2008/164

Rapport

Verzoekster en haar ex-echtgenoot hadden een convenant afgesloten waarin afspraken over de kinderalimentatie waren vastgelegd. Deze afspraken (een lager maandbedrag en uitsluiting van de indexering) zouden gelden tot het moment dat de drie kinderen de leeftijd van achttien jaar bereikten. Verzoekster en haar twee oudste kinderen dienden bij het LBIO een verzoek in om overname van de inning, onder meer omdat de betalingsplichtige voor de oudste kinderen nog steeds conform het convenant betaalde, terwijl voor hen de afspraken in het convenant niet meer golden.

Verzoekster klaagde erover dat het LBIO de inning niet wilde overnemen, omdat de betalingsplichtige zich aan het convenant zou houden en er dus geen sprake was van een achterstand in de betalingen.

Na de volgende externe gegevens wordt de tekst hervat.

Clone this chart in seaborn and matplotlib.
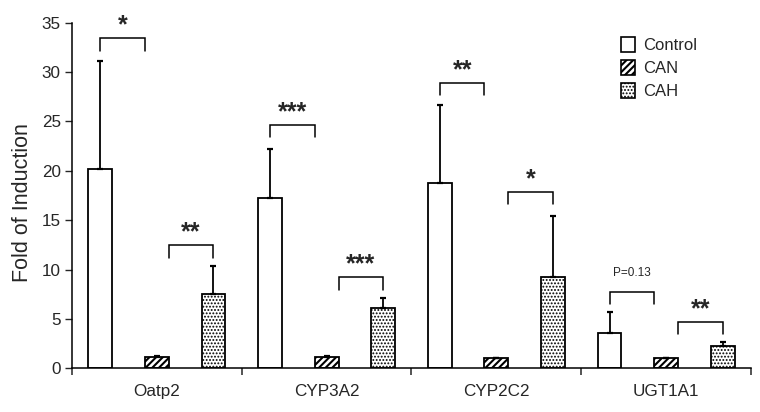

De Nationale ombudsman oordeelde als volgt. Ouders mogen slechts afspraken over de onderhoudsbijdrage maken voor de periode waarin het kind jonger dan achttien jaar is. Vanaf dat moment dienen eventuele afspraken met het kind zelf gemaakt te worden. Dit leidt ertoe dat eerder tussen de ouders gemaakte afspraken niet aan het kind kunnen worden tegengeworpen. Ondanks dat in het convenant de duidelijke bepaling was opgenomen dat de overeenstemming niet meer voor de kinderen zou gelden op het moment dat zij de leeftijd van achttien jaar bereikten, heeft het LBIO bij herhaalde bestudering van het dossier, ook op stafniveau, geen oog gehad voor deze voorwaarde. Op het moment dat de twee oudste kinderen het LBIO verzochten de inning over te nemen, was dit voor het LBIO voldoende om te kunnen aannemen dat zij zich niet aan het convenant gehouden voelden. Het LBIO had de betalingsplichtige op dat moment duidelijk moeten maken dat het convenant voor hen niet langer als basis voor de berekening van de kinderalimentatie kon fungeren. De Nationale ombudsman was van oordeel dat het LBIO niet alleen een betreurenswaardige beoordelingsfout had gemaakt, maar dat de behandelaars verzoekster en haar dochters niet de aandacht hadden gegeven die van het LBIO had mogen worden verwacht. Zij hadden niet voldoende oog en oor gehad voor de steekhoudende argumenten van verzoekster en haar dochters. Dit heeft ertoe geleid dat het LBIO de inning ten onrechte niet had overgenomen voor de twee oudste dochters. Daarmee was gehandeld in strijd met het vereiste van administratieve nauwkeurigheid.

Het convenant was nog wel geldig voor de jongste dochter, het LBIO had ten aanzien van haar dan ook niet gehandeld in strijd met het genoemde vereiste.

Andere klachten over: het vasthouden aan een niet bestaand convenant, tegenstrijdige informatie verstrekken over het overnemen van de inning, het baseren van de kinderalimentatie op een convenant in plaats van op de twee grossen.

Instantie: Landelijk Bureau Inning Onderhoudsbijdragen

Klacht:

Vastgehouden aan convenant van 2 januari 2002 terwijl verzoekster had aangegeven niet met dit convenant bekend te zijn maar met een convenant van 10 januari 2002; inning van kinderalimentatie op basis van convenant van 10 januari 2002 niet overgenomen terwijl eerder aangeven dit wel te doen.

Oordeel:

Gegrond

Instantie: Landelijk Bureau Inning Onderhoudsbijdragen

Klacht:

Zich bij de beslissing de inning over te nemen gebaseerd op het aanvullende convenant van 10 januari 2002 en niet op de grossen; verkeerde conclusies getrokken uit convenant.